• **Exercise details**:
Exactly repeat the material, dropping only the pictures.

• **Data excerpt**:
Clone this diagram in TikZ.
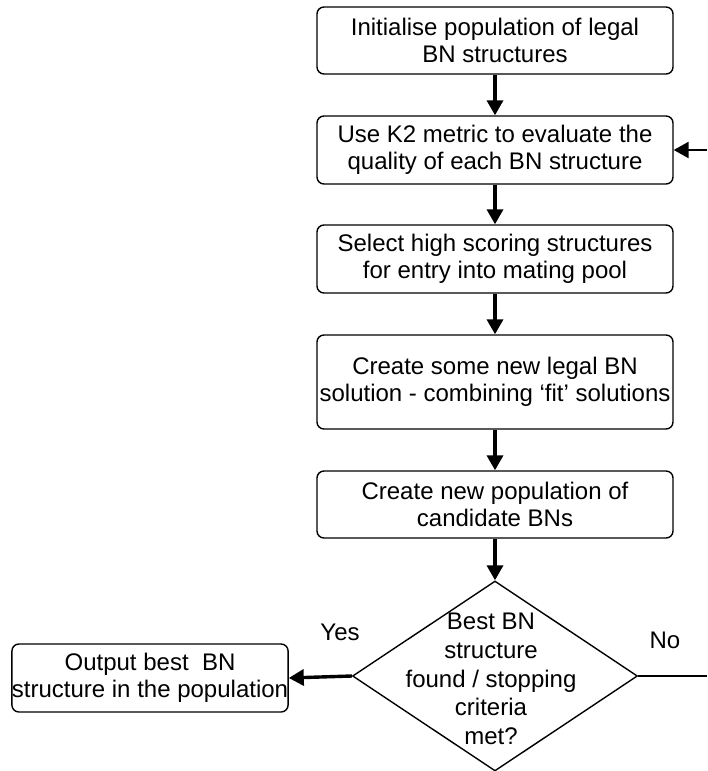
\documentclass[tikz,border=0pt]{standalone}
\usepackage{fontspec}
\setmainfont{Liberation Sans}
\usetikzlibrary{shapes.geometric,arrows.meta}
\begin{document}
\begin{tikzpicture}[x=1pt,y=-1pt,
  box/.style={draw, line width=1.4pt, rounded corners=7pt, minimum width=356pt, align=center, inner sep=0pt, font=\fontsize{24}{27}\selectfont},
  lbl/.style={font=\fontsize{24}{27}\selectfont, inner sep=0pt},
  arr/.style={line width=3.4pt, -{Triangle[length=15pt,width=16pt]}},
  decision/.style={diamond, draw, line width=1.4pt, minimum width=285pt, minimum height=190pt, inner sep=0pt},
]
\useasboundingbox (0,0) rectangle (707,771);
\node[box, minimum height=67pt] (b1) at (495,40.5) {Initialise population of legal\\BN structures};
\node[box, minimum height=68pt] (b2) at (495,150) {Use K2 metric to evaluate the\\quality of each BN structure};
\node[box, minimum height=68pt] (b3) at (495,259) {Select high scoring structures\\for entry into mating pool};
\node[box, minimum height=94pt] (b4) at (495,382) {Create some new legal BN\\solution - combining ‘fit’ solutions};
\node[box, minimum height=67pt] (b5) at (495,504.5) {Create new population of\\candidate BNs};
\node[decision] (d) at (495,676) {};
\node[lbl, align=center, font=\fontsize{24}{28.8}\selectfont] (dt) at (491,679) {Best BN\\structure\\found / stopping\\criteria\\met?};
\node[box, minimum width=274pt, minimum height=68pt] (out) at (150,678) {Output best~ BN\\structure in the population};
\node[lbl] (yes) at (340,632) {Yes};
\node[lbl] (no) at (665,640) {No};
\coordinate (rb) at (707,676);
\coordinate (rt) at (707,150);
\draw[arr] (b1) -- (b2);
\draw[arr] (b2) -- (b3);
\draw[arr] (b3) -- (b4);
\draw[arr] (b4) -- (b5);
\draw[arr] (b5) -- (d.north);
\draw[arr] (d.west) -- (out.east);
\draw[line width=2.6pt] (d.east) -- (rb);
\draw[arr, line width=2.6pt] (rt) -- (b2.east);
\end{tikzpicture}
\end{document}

• **Exercise result**:
Clone this diagram in TikZ.
\documentclass[tikz,border=0pt]{standalone}
\usepackage{fontspec}
\setmainfont{Liberation Sans}
\usetikzlibrary{shapes.geometric,arrows.meta}
\begin{document}
\begin{tikzpicture}[x=1pt,y=-1pt,
  box/.style={draw, line width=1.4pt, rounded corners=7pt, minimum width=356pt, align=center, inner sep=0pt, font=\fontsize{24}{27}\selectfont},
  lbl/.style={font=\fontsize{24}{27}\selectfont, inner sep=0pt},
  arr/.style={line width=3.4pt, -{Triangle[length=15pt,width=16pt]}},
  decision/.style={diamond, draw, line width=1.4pt, minimum width=285pt, minimum height=190pt, inner sep=0pt},
]
\useasboundingbox (0,0) rectangle (707,771);
\node[box, minimum height=67pt] (b1) at (495,40.5) {Initialise population of legal\\BN structures};
\node[box, minimum height=68pt] (b2) at (495,150) {Use K2 metric to evaluate the\\quality of each BN structure};
\node[box, minimum height=68pt] (b3) at (495,259) {Select high scoring structures\\for entry into mating pool};
\node[box, minimum height=94pt] (b4) at (495,382) {Create some new legal BN\\solution - combining ‘fit’ solutions};
\node[box, minimum height=67pt] (b5) at (495,504.5) {Create new population of\\candidate BNs};
\node[decision] (d) at (495,676) {};
\node[lbl, align=center, font=\fontsize{24}{28.8}\selectfont] (dt) at (491,679) {Best BN\\structure\\found / stopping\\criteria\\met?};
\node[box, minimum width=274pt, minimum height=68pt] (out) at (150,678) {Output best~ BN\\structure in the population};
\node[lbl] (yes) at (340,632) {Yes};
\node[lbl] (no) at (665,640) {No};
\coordinate (rb) at (707,676);
\coordinate (rt) at (707,150);
\draw[arr] (b1) -- (b2);
\draw[arr] (b2) -- (b3);
\draw[arr] (b3) -- (b4);
\draw[arr] (b4) -- (b5);
\draw[arr] (b5) -- (d.north);
\draw[arr] (d.west) -- (out.east);
\draw[line width=2.6pt] (d.east) -- (rb);
\draw[arr, line width=2.6pt] (rt) -- (b2.east);
\end{tikzpicture}
\end{document}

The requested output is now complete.